A Private War tells the real-life story of Marie Colvin's life at work. Of course, a day’s work for Colvin, an award-winning war correspondent, upsets any notion of jobs as tedious, office-bound activities. Colvin made her living reporting from some of the world's worst war zones. She lost her left eye as the result of an explosion in Sri Lanka and ultimately died in Homs, Syria.
Colvin's great achievement in Homs was to put the world on notice that Syria’s embattled president, Bashar al-Assad, was not only bombing military targets but also was obliterating the city’s civilian population. Telling that story cost Colvin her life.
Directed by Matthew Heineman, previously known for documentaries, Private War quickly lays out the rationale for Colvin’s willingness to put herself in harm’s way. She argues that the world must know about the suffering bred by war. It must hear the stories of those who suffer.
Private War will be hailed for Rosamund Pike’s portrayal of Colvin, a skilled and confident reporter who couldn't escape war-born demons in the form of PTSD and alcoholism, two conditions she was unwilling to acknowledge.
Colvin wrote for the British Sunday Times but grew up in Long Island. Pike, who’s British, masters an American accent. More importantly, she captures Colvin’s no-nonsense approach to her job and her possibly self-destructive refusal to opt for safer forms of journalism even after she was forced to wear an eye patch from her Sri Lanka wounds.
At a party in London, a friend (Nikki Amuka-Bird) suggests that Colvin seek help. She can’t break through Colvin's addictive cycle: war reporting followed by troubled respites in London.
Colvin's editor (Tom Hollander) doesn't push her to take a desk job. She's too good at what she does. He jokes about her writing for the gardening section as if the only forms of journalism were those involving extreme danger and those relegated to the sleepy nether regions of feature sections.
Heineman structures the film as a series of harrowing war tours interrupted by glimpses of Pike’s life away from the battles she covered. He includes an underdeveloped relationship with Tony Shaw (Stanley Tucci), a wealthy businessman who says he’s interested in sexual adventures rather than one-night stands.
Colvin maintains her strongest relationship with a freelance war photographer played by Jamie Dornan, bearded and close to unrecognizable after his work in the Fifty Shades of Grey movies. Photographer and reporter are bonded by the hardships they endure as a team.
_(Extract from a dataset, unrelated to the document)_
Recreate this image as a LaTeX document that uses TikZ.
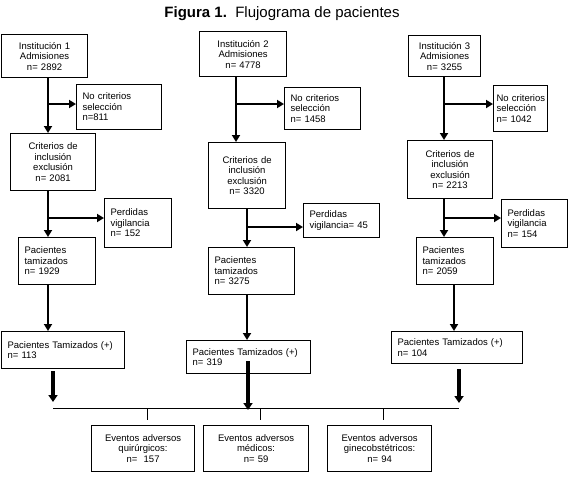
\documentclass[tikz,border=0pt]{standalone}
\usepackage{fontspec}
\setmainfont{Liberation Sans}
\usetikzlibrary{arrows.meta,positioning,calc}
\newcommand{\boxfont}{\fontsize{9.5}{10.5}\selectfont}
\hyphenpenalty=10000
\exhyphenpenalty=10000

\begin{document}
\begin{tikzpicture}[
    x=1pt, y=-1pt,
    box/.style={rectangle, draw=black, line width=1.1pt, anchor=north west, inner xsep=6pt, inner ysep=1pt, font=\boxfont},
    lbox/.style={box, align=left},
    cbox/.style={box, align=center},
    arrow/.style={-{Triangle[length=7pt,width=8pt]}, line width=2.8pt},
    bigarrow/.style={-{Triangle[length=7pt,width=9pt]}, line width=3.2pt},
    bar/.style={line width=0.9pt}
]
\useasboundingbox (0,0) rectangle (570,477);

% Title
\node[font=\fontsize{15}{18}\selectfont] (title) at (282,14) {\textbf{Figura 1.}\ \ Flujograma de pacientes};

% Institución 1
\node[cbox, text width=74pt, minimum height=43pt] (inst1) at (1,34) {
    Institución 1\\Admisiones\\n= 2892
};
\node[lbox, text width=73pt, minimum height=45pt] (nocrit1) at (76,84) {
    No criterios\\selección\\n=811
};
\node[cbox, text width=73pt, minimum height=57pt] (crit1) at (10,133) {
    Criterios de\\inclusión\\exclusión\\n= 2081
};
\node[lbox, text width=55pt, minimum height=49pt] (perd1) at (104,198) {
    Perdidas\\vigilancia\\n= 152
};
\node[lbox, text width=65pt, minimum height=47pt] (pactam1) at (18,237) {
    Pacientes\\tamizados\\n= 1929
};
\node[lbox, text width=111pt, minimum height=37pt] (pos1) at (1,331) {
    Pacientes Tamizados (+)\\n= 113
};

% Institución 2
\node[cbox, text width=75pt, minimum height=45pt] (inst2) at (199,31) {
    Institución 2\\Admisiones\\n= 4778
};
\node[lbox, text width=64pt, minimum height=42pt] (nocrit2) at (284,87) {
    No criterios\\selección\\n= 1458
};
\node[cbox, text width=65pt, minimum height=66pt] (crit2) at (208,142) {
    Criterios de\\inclusión\\exclusión\\n= 3320
};
\node[lbox, text width=64pt, minimum height=34pt] (perd2) at (303,203) {
    Perdidas\\vigilancia= 45
};
\node[lbox, text width=74pt, minimum height=47pt] (pactam2) at (208,247) {
    Pacientes\\tamizados\\n= 3275
};
\node[lbox, text width=112pt, minimum height=33pt] (pos2) at (186,340) {
    Pacientes Tamizados (+)\\n= 319
};

% Institución 3
\node[cbox, text width=60pt, minimum height=41pt] (inst3) at (408,35) {
    Institución 3\\Admisiones\\n= 3255
};
\node[lbox, inner xsep=3pt, text width=48pt, minimum height=46pt] (nocrit3) at (493,85) {
    \mbox{No criterios}\\selección\\n= 1042
};
\node[cbox, text width=73pt, minimum height=58pt] (crit3) at (407,140) {
    Criterios de\\inclusión\\exclusión\\n= 2213
};
\node[lbox, text width=54pt, minimum height=48pt] (perd3) at (501,199) {
    Perdidas\\vigilancia\\n= 154
};
\node[lbox, text width=65pt, minimum height=47pt] (pactam3) at (416,237) {
    Pacientes\\tamizados\\n= 2059
};
\node[lbox, text width=119pt, minimum height=32pt] (pos3) at (391,331) {
    Pacientes Tamizados (+)\\n= 104
};

% Eventos adversos
\node[cbox, text width=91pt, minimum height=46pt] (ev1) at (91,425) {
    Eventos adversos\\quirúrgicos:\\n= \ 157
};
\node[cbox, text width=93pt, minimum height=46pt] (ev2) at (203,425) {
    Eventos adversos\\médicos:\\n= 59
};
\node[cbox, text width=92pt, minimum height=46pt] (ev3) at (327,425) {
    Eventos adversos\\ginecobstétricos:\\n= 94
};

% Column lines
\coordinate (c1) at (48,0);
\coordinate (c2) at (236,0);
\coordinate (c2b) at (247,0);
\coordinate (c3) at (444,0);
\coordinate (c3b) at (454,0);

% Arrows column 1
\draw[arrow] (inst1.south -| c1) -- (crit1.north -| c1);
\draw[arrow] (48,104) coordinate (b1) -- (b1 -| nocrit1.west);
\draw[arrow] (crit1.south -| c1) -- (pactam1.north -| c1);
\draw[arrow] (48,218) coordinate (b2) -- (b2 -| perd1.west);
\draw[arrow] (pactam1.south -| c1) -- (pos1.north -| c1);

% Arrows column 2
\draw[arrow] (inst2.south -| c2) -- (crit2.north -| c2);
\draw[arrow] (236,104) coordinate (b3) -- (b3 -| nocrit2.west);
\draw[arrow] (crit2.south -| c2b) -- (pactam2.north -| c2b);
\draw[arrow] (247,227) coordinate (b4) -- (b4 -| perd2.west);
\draw[arrow] (pactam2.south -| c2b) -- (pos2.north -| c2b);

% Arrows column 3
\draw[arrow] (inst3.south -| c3) -- (crit3.north -| c3);
\draw[arrow] (444,104) coordinate (b5) -- (b5 -| nocrit3.west);
\draw[arrow] (crit3.south -| c3) -- (pactam3.north -| c3);
\draw[arrow] (444,218) coordinate (b6) -- (b6 -| perd3.west);
\draw[arrow] (pactam3.south -| c3b) -- (pos3.north -| c3b);

% Joining bar
\coordinate (barL) at (53,408);
\coordinate (barR) at (459,408);
\draw[bar] (barL) -- (barR);
\draw[bigarrow] ([yshift=-2pt]pos1.south -| barL) -- ([yshift=6pt]barL);
\draw[bigarrow] ([yshift=13pt]pos2.south -| 248,0) -- (248,410);
\draw[bigarrow] ([yshift=-5pt]pos3.south -| barR) -- ([yshift=5pt]barR);
\draw[bar] ([xshift=4pt]ev1.north |- barL) -- ([xshift=4pt,yshift=5pt]ev1.north);
\draw[bar] ([xshift=4pt]ev2.north |- barL) -- ([xshift=4pt,yshift=5pt]ev2.north);
\draw[bar] ([xshift=4pt]ev3.north |- barL) -- ([xshift=4pt,yshift=5pt]ev3.north);

\end{tikzpicture}
\end{document}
Always eager to set her own path (she sneered at embedded journalists), Colvin knew how to stay a step ahead of other reporters as she worked in ravaged countries such as Iraq and Syria. In Libya, she interviewed Gaddafi just before his fall. She was a go-to journalist when it came to war.
Heineman and his team put a great deal of effort into making authentically vivid scenes of battle chaos, civilian suffering and the obscene destruction of war.
Like Colvin, Heineman must have wanted to drive home the brutality of wars, particularly its impact on hapless civilians. Scenes of mayhem are luridly convincing -- if a bit numbing after a while.
A Private War certainly has its virtues, but there’s something a little off about the movie: Heineman has a point to make but not much story to tell: Without people such as Colvin, however flawed she might have been as a person, blood would be shed without outside scrutiny.
That's a powerful statement, but I wondered whether it might have made a more fitting tribute to Colvin to take one of her strong stories and turn it into a movie. What made Colvin great, I think, was that she had more interest in the stories she so compulsively told than in her self. So much so that she died telling them.